* [Goal]:
Filter the records below for the word "chart". Copy each line that holds it.

* [Excerpted records]:
# # # # #
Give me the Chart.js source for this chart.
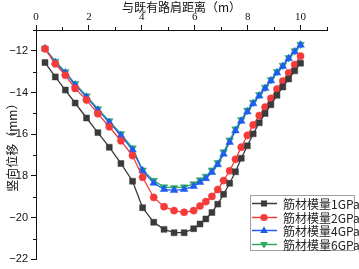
# # # # #
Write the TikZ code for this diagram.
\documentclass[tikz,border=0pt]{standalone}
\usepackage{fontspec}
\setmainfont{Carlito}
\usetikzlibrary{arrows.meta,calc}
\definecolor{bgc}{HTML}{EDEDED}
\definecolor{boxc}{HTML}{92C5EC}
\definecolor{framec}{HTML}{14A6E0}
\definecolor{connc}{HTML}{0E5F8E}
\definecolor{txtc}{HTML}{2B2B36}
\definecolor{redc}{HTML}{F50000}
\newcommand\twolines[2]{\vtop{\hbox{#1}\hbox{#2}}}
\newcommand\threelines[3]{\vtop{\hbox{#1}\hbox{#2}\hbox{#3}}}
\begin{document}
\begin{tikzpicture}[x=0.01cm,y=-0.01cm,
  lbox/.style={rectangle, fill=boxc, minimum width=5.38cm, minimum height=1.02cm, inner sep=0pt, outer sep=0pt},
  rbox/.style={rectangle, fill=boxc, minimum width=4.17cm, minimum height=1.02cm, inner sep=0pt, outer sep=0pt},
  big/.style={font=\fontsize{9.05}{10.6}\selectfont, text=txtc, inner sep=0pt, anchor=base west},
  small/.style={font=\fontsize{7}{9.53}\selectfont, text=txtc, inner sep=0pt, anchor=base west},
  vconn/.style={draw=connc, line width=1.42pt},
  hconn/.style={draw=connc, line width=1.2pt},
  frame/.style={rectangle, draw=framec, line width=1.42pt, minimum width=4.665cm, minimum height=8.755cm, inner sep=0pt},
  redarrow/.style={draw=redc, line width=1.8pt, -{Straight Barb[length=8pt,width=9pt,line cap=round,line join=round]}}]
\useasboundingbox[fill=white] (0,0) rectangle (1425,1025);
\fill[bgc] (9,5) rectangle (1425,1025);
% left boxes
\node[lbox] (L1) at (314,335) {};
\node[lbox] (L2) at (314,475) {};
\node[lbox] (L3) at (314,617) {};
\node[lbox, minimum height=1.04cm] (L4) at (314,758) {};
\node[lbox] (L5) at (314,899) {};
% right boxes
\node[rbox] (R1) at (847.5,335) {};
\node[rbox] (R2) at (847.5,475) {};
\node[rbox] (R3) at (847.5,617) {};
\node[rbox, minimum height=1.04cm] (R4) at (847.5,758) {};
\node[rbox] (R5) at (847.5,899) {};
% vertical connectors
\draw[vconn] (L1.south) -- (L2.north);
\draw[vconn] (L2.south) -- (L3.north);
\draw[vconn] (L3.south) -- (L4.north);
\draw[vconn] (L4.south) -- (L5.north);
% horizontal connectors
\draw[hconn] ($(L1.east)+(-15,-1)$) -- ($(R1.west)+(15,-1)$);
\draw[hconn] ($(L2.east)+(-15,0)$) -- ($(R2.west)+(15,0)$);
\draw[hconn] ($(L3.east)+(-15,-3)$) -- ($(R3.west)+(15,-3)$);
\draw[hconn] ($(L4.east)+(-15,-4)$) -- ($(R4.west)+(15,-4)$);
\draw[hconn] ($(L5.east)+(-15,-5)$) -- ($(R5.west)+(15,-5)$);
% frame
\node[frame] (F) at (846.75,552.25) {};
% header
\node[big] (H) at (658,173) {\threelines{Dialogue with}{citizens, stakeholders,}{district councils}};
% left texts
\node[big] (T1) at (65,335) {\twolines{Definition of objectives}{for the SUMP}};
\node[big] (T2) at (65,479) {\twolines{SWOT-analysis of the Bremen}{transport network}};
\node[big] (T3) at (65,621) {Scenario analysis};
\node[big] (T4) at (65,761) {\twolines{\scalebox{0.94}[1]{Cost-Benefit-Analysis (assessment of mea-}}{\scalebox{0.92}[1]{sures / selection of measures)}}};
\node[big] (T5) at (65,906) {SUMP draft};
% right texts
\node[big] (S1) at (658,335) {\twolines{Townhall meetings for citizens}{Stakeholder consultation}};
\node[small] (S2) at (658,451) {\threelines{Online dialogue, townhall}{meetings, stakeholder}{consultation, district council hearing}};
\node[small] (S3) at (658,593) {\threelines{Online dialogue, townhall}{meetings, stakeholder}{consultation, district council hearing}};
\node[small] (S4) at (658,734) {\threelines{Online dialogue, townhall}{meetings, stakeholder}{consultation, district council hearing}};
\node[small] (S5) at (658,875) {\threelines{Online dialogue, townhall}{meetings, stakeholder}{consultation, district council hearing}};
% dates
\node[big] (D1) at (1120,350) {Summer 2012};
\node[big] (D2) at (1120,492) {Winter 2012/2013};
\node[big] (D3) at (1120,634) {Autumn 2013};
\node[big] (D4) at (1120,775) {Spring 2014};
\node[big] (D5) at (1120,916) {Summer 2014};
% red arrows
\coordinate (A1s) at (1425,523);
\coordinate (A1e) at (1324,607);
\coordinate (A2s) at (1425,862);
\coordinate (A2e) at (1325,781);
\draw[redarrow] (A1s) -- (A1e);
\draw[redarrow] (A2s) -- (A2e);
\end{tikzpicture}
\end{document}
# # # # #
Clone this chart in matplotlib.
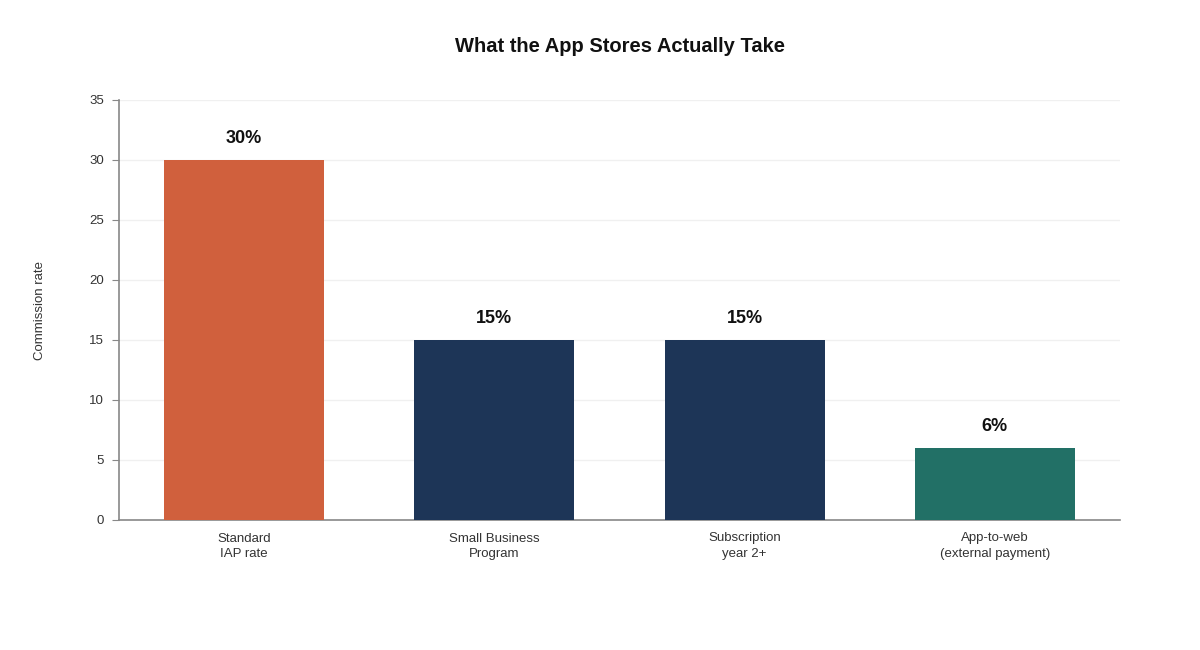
# # # # #
* [Solution]:
Give me the Chart.js source for this chart.
Clone this chart in matplotlib.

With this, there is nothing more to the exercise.